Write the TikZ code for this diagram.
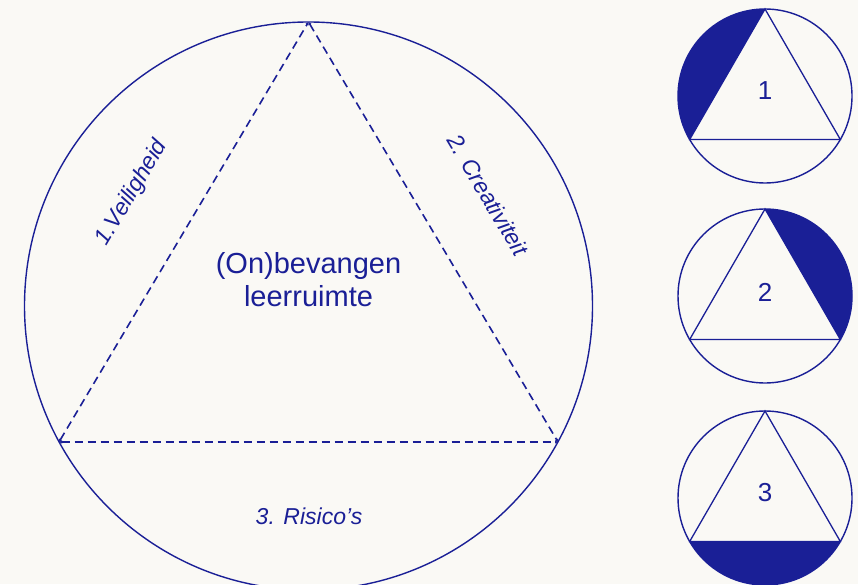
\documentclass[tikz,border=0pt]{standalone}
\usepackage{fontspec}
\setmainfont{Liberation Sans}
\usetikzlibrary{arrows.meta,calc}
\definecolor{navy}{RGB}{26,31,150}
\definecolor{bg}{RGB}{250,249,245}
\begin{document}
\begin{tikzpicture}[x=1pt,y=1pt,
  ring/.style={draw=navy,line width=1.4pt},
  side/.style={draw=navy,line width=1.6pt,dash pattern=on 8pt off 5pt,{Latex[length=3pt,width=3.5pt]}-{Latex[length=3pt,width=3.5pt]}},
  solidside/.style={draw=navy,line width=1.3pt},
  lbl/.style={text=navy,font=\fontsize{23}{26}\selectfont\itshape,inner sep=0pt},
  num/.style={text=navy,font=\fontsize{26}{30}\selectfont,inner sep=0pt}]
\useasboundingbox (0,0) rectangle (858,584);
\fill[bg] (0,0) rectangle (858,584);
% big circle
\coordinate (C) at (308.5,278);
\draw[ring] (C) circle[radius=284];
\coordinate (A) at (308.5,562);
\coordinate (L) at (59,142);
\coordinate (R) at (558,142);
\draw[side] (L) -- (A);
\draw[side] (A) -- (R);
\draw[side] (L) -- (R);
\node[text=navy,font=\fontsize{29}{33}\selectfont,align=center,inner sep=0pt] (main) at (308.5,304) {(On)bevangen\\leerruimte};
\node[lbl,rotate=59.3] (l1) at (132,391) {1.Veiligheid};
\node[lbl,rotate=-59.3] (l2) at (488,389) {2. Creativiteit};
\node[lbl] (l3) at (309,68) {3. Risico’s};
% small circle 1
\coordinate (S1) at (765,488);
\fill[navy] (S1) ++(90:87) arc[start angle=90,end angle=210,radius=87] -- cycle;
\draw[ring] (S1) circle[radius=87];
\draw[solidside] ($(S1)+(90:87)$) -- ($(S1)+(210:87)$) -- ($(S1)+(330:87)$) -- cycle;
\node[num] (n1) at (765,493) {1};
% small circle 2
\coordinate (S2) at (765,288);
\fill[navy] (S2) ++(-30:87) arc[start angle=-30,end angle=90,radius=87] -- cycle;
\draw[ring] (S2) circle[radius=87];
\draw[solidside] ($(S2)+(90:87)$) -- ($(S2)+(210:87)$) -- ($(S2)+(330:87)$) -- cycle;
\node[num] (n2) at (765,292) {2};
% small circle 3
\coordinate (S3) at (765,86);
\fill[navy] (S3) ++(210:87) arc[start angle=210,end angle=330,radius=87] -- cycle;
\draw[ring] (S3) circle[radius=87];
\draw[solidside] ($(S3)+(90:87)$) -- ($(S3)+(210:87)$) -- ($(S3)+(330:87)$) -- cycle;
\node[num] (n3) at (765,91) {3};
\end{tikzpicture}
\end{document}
....
**Set exercise:** Your task is to repeat the material above exactly, without its pictures.

**Reply to the task:**
Write the TikZ code for this diagram.
\documentclass[tikz,border=0pt]{standalone}
\usepackage{fontspec}
\setmainfont{Liberation Sans}
\usetikzlibrary{arrows.meta,calc}
\definecolor{navy}{RGB}{26,31,150}
\definecolor{bg}{RGB}{250,249,245}
\begin{document}
\begin{tikzpicture}[x=1pt,y=1pt,
  ring/.style={draw=navy,line width=1.4pt},
  side/.style={draw=navy,line width=1.6pt,dash pattern=on 8pt off 5pt,{Latex[length=3pt,width=3.5pt]}-{Latex[length=3pt,width=3.5pt]}},
  solidside/.style={draw=navy,line width=1.3pt},
  lbl/.style={text=navy,font=\fontsize{23}{26}\selectfont\itshape,inner sep=0pt},
  num/.style={text=navy,font=\fontsize{26}{30}\selectfont,inner sep=0pt}]
\useasboundingbox (0,0) rectangle (858,584);
\fill[bg] (0,0) rectangle (858,584);
% big circle
\coordinate (C) at (308.5,278);
\draw[ring] (C) circle[radius=284];
\coordinate (A) at (308.5,562);
\coordinate (L) at (59,142);
\coordinate (R) at (558,142);
\draw[side] (L) -- (A);
\draw[side] (A) -- (R);
\draw[side] (L) -- (R);
\node[text=navy,font=\fontsize{29}{33}\selectfont,align=center,inner sep=0pt] (main) at (308.5,304) {(On)bevangen\\leerruimte};
\node[lbl,rotate=59.3] (l1) at (132,391) {1.Veiligheid};
\node[lbl,rotate=-59.3] (l2) at (488,389) {2. Creativiteit};
\node[lbl] (l3) at (309,68) {3. Risico’s};
% small circle 1
\coordinate (S1) at (765,488);
\fill[navy] (S1) ++(90:87) arc[start angle=90,end angle=210,radius=87] -- cycle;
\draw[ring] (S1) circle[radius=87];
\draw[solidside] ($(S1)+(90:87)$) -- ($(S1)+(210:87)$) -- ($(S1)+(330:87)$) -- cycle;
\node[num] (n1) at (765,493) {1};
% small circle 2
\coordinate (S2) at (765,288);
\fill[navy] (S2) ++(-30:87) arc[start angle=-30,end angle=90,radius=87] -- cycle;
\draw[ring] (S2) circle[radius=87];
\draw[solidside] ($(S2)+(90:87)$) -- ($(S2)+(210:87)$) -- ($(S2)+(330:87)$) -- cycle;
\node[num] (n2) at (765,292) {2};
% small circle 3
\coordinate (S3) at (765,86);
\fill[navy] (S3) ++(210:87) arc[start angle=210,end angle=330,radius=87] -- cycle;
\draw[ring] (S3) circle[radius=87];
\draw[solidside] ($(S3)+(90:87)$) -- ($(S3)+(210:87)$) -- ($(S3)+(330:87)$) -- cycle;
\node[num] (n3) at (765,91) {3};
\end{tikzpicture}
\end{document}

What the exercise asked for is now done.